Background Information
  • Creating a Transformation
    Transformations are applied to data when loading it into Spotfire, shaping the data to the desired form before analyzing it.
Prerequisites
  • Spotfire SDK\Examples\Extensions\SpotfireDeveloper.CleanupTransformationExample

Cleanup Transformation Example

The core functionality of the custom transformation is implemented by three classes:

  • CleanupTransformation: Defines the logic of the transformation.
  • CleanupTransformationDialog: The dialog retrieving settings for the transformation.
  • CleanupTransformationReader: Performs the actual transformation. It is returned by the CleanupTransformation when the Connect method is called.

CleanupTransformation.cs

The CleanupTransformation class is implemented by deriving from CustomDataTransformation. It handles the prompting for settings and creates a DataRowReader for the transformation.

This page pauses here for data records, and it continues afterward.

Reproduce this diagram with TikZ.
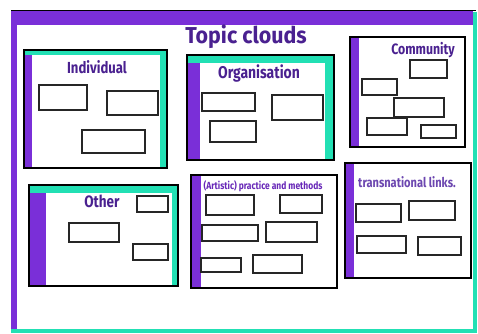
\documentclass[tikz,border=0pt]{standalone}
\usepackage{fontspec}
\usepackage{xcolor}
\usepackage{tikz}
\usetikzlibrary{positioning}
\newfontfamily\cloudfont{Fira Sans}[FakeStretch=0.82]
\newfontfamily\titlefont{Fira Sans}[FakeStretch=0.93]
\definecolor{violet}{HTML}{7A2FD8}
\definecolor{mint}{HTML}{22E0B4}
\definecolor{ink}{HTML}{4A2190}
\definecolor{inklight}{HTML}{6C47B0}
\tikzset{
  frame/.style={draw=black, line width=1.6pt, fill=white},
  slot/.style={draw=black!85, line width=1.7pt, fill=white},
  band/.style={fill=violet},
  edge/.style={fill=mint},
  hdr/.style={anchor=base, text=ink, inner sep=0pt, font=\cloudfont\bfseries},
}
\begin{document}
\begin{tikzpicture}[x=1pt, y=-1pt]
\useasboundingbox[fill=white] (0,0) rectangle (478,333);
% outer sheet
\fill[band] (11,11) rectangle (473,25);
\fill[band] (11,11) rectangle (17,331);
\fill[edge] (473,12) rectangle (477,333);
\fill[edge] (11,329) rectangle (477,333);
\draw[black, line width=0.8pt] (11,10.5) -- (476,10.5);
\node[hdr, font=\titlefont\bfseries\fontsize{23}{23}\selectfont] (title) at (246,43) {Topic clouds};

% Individual
\draw[frame] (24,50) rectangle (167,168);
\fill[edge] (24,50) rectangle (167,55);
\fill[edge] (160,50) rectangle (167,168);
\fill[band] (24,55) rectangle (32,168);
\draw[line width=1.6pt] (24,50) rectangle (167,168);
\node[hdr, font=\cloudfont\bfseries\fontsize{16}{16}\selectfont] (indiv) at (97,73) {Individual};
\draw[slot] (39,85) rectangle (87,110);
\draw[slot] (107,91) rectangle (158,115);
\draw[slot] (82,130) rectangle (145,153);

% Organisation
\draw[frame] (187,55) rectangle (334,160);
\fill[edge] (187,55) rectangle (334,63);
\fill[edge] (325,55) rectangle (334,160);
\fill[band] (187,63) rectangle (200,160);
\draw[line width=1.6pt] (187,55) rectangle (334,160);
\node[hdr, font=\cloudfont\bfseries\fontsize{17}{17}\selectfont] (org) at (259,78) {Organisation};
\draw[slot] (202,93) rectangle (255,111);
\draw[slot] (210,121) rectangle (256,142);
\draw[slot] (272,95) rectangle (323,120);

% Community
\draw[frame] (350,37) rectangle (465,147);
\fill[band] (350,37) rectangle (359,147);
\draw[line width=1.6pt] (350,37) rectangle (465,147);
\node[hdr, font=\cloudfont\bfseries\fontsize{15}{15}\selectfont] (comm) at (423,54) {Community};
\draw[slot] (410,60) rectangle (447,78);
\draw[slot] (362,79) rectangle (397,95);
\draw[slot] (394,98) rectangle (444,117);
\draw[slot] (367,118) rectangle (407,135);
\draw[slot] (421,125) rectangle (456,138);

% Other
\draw[frame] (29,185) rectangle (178,286);
\fill[edge] (29,185) rectangle (178,193);
\fill[edge] (172,185) rectangle (178,286);
\fill[band] (29,193) rectangle (46,286);
\draw[line width=1.6pt] (29,185) rectangle (178,286);
\node[hdr, font=\cloudfont\bfseries\fontsize{16.5}{16.5}\selectfont] (other) at (102,207) {Other};
\draw[slot] (137,196) rectangle (168,212);
\draw[slot] (69,223) rectangle (119,242);
\draw[slot] (133,244) rectangle (168,260);

% (Artistic) practice and methods
\draw[frame] (191,175) rectangle (337,288);
\fill[band] (191,175) rectangle (201,288);
\draw[line width=1.6pt] (191,175) rectangle (337,288);
\node[hdr, text=violet!85!black, font=\cloudfont\bfseries\fontsize{10.3}{10.3}\selectfont] (art) at (263,189) {(Artistic) practice and methods};
\draw[slot] (206,195) rectangle (254,215);
\draw[slot] (280,195) rectangle (322,213);
\draw[slot] (202,225) rectangle (258,241);
\draw[slot] (266,222) rectangle (317,242);
\draw[slot] (201,258) rectangle (241,272);
\draw[slot] (253,255) rectangle (302,273);

% transnational links
\draw[frame] (345,163) rectangle (471,278);
\fill[band] (345,163) rectangle (354,278);
\draw[line width=1.6pt] (345,163) rectangle (471,278);
\node[hdr, text=inklight, font=\cloudfont\bfseries\fontsize{13.5}{13.5}\selectfont] (trans) at (407,187) {transnational links.};
\draw[slot] (356,204) rectangle (401,222);
\draw[slot] (409,201) rectangle (455,220);
\draw[slot] (357,236) rectangle (406,253);
\draw[slot] (418,237) rectangle (461,255);
\end{tikzpicture}
\end{document}
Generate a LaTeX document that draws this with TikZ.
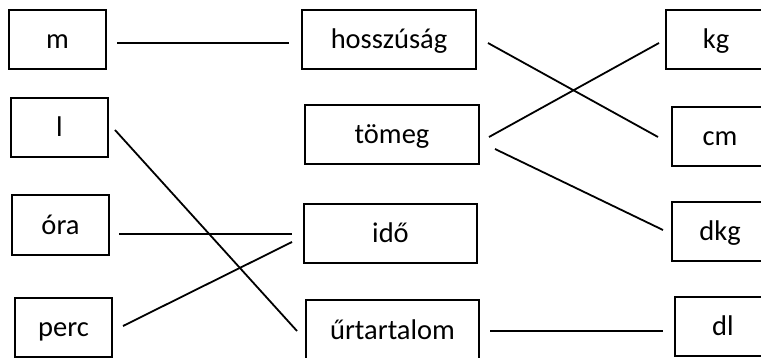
\documentclass[tikz,border=0pt]{standalone}
\usepackage{fontspec}
\setmainfont{Carlito}
\tikzset{
  box/.style={draw=black, line width=1.8pt, inner sep=0pt, text height=20pt, text depth=1pt,
    font=\fontsize{28.5}{34}\selectfont},
  link/.style={draw=black, line width=1.8pt}
}
\begin{document}
\begin{tikzpicture}[x=1pt,y=-1pt]
\useasboundingbox (0,0) rectangle (761,358);
% left column
\node[box, minimum width=97pt, minimum height=59pt] (m) at (57.5,39.5) {m};
\node[box, minimum width=97pt, minimum height=59pt] (l) at (59.5,127.5) {l};
\node[box, minimum width=97pt, minimum height=60pt] (ora) at (60.5,225) {óra};
\node[box, minimum width=97pt, minimum height=59pt] (perc) at (63.5,327.5) {perc};
% middle column
\node[box, minimum width=174pt, minimum height=59pt] (hossz) at (389,39.5) {hosszúság};
\node[box, minimum width=174pt, minimum height=59pt] (tomeg) at (392,134.5) {tömeg};
\node[box, minimum width=173pt, minimum height=59pt] (ido) at (390.5,233.5) {idő};
\node[box, minimum width=173pt, minimum height=59pt] (urt) at (392.5,329.5) {űrtartalom};
% right column
\node[box, minimum width=100pt, minimum height=59pt] (kg) at (716,39.5) {kg};
\node[box, minimum width=96pt, minimum height=59pt] (cm) at (720,136.5) {cm};
\node[box, minimum width=96pt, minimum height=59pt] (dkg) at (720,231.5) {dkg};
\node[box, minimum width=96pt, minimum height=59pt] (dl) at (723,326.5) {dl};
% connector ends
\coordinate (m-e) at (117,43);
\coordinate (hossz-w) at (289,43);
\coordinate (l-e) at (115,130);
\coordinate (urt-w) at (297,331);
\coordinate (hossz-e) at (488,43);
\coordinate (cm-w) at (658,137);
\coordinate (tomeg-e1) at (489,137);
\coordinate (kg-w) at (659,43);
\coordinate (tomeg-e2) at (495,149);
\coordinate (dkg-w) at (663,230);
\coordinate (ora-e) at (119,234);
\coordinate (ido-w1) at (292,234);
\coordinate (perc-e) at (123,326);
\coordinate (ido-w2) at (292,242);
\coordinate (urt-e) at (490,331);
\coordinate (dl-w) at (663,331);
% connectors
\draw[link] (m-e) -- (hossz-w);
\draw[link] (l-e) -- (urt-w);
\draw[link] (hossz-e) -- (cm-w);
\draw[link] (tomeg-e1) -- (kg-w);
\draw[link] (tomeg-e2) -- (dkg-w);
\draw[link] (ora-e) -- (ido-w1);
\draw[link] (perc-e) -- (ido-w2);
\draw[link] (urt-e) -- (dl-w);
\end{tikzpicture}
\end{document}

  1. Override ConnectCore.
    This method checks if prompting is required and creates a DataTransformationConnection which prompts the registered transformation dialog and creates a CleanupTransformationReader.
  2. Override GenerateDataHistoryCore.
    This method must be implemented if the transformation requires settings to execute. In the method all applied settings are added as details to a DataHistoryBuilder.
  3. Add public properties.
    The CleanupTransformation class is passed to the dialog and the specified settings are then stored in it.
    The properties of the CleanupTransformation class must be public to enable the dialog to store the settings.
  4. Implement serialization.
    The settings for the transformation must be serialized.

CleanupTransformationDialog.cs

The user must be able to specify parameters for the transformation and therefore a dialog must be created. For the CleanupTransformation the user must be able select a column and specify if the column should change type or if null values ought to be replaced.

Cleanup data transformation dialog
If the column shall change type, the replacement type must be specified.
If null values shall be replaced, the replacement value must be specified.
  1. Update the model with user information.
    When the user presses the OK button, the specified parameters are stored in the model. The stored values are used as parameters when creating the DataRowReader.

CleanupTransformationReader.cs

  1. Implement a class deriving from CustomDataRowReader.
    DataRowReader is the class that performs the transformation of the data.
    The reader will step through the rows of the dataset. For each row the data will be calculated in the MoveNextCore method.
  2. Implement the constructor.
    Store the settings for the transformation and create a list for the cursors used to transform the data.
    Each column is added to a list of columns. For the column to be transformed a custom cursor is assigned. If the data type shall be changed, the column gets a new data type. The transformation cursor and the input cursor is stored, these will be used in the MoveNextCore method.
  3. Implement GetColumnsCore.
    This method returns the columns that the DataRowReader can return.
  4. Implement GetResultPropertiesCore.
    This method returns the result properties for the DataRowReader.
    Properties to describe the performed transformation are added to the result property collection.
  5. Implement MoveNextCore.
    This method moves the cursors to the next row of the dataset. First a check is performed that the input reader can move to the next row. Then all cursor in the list of transformation cursors are processed.
    For each cursor the output value will be computed:
    • If column type is to be changed the input value is converted to the new type.
    • If the null values is to be replaced the invalid input values is replaced by the defined value.
  6. Implement ResetCore.
    This method resets the DataRowReader.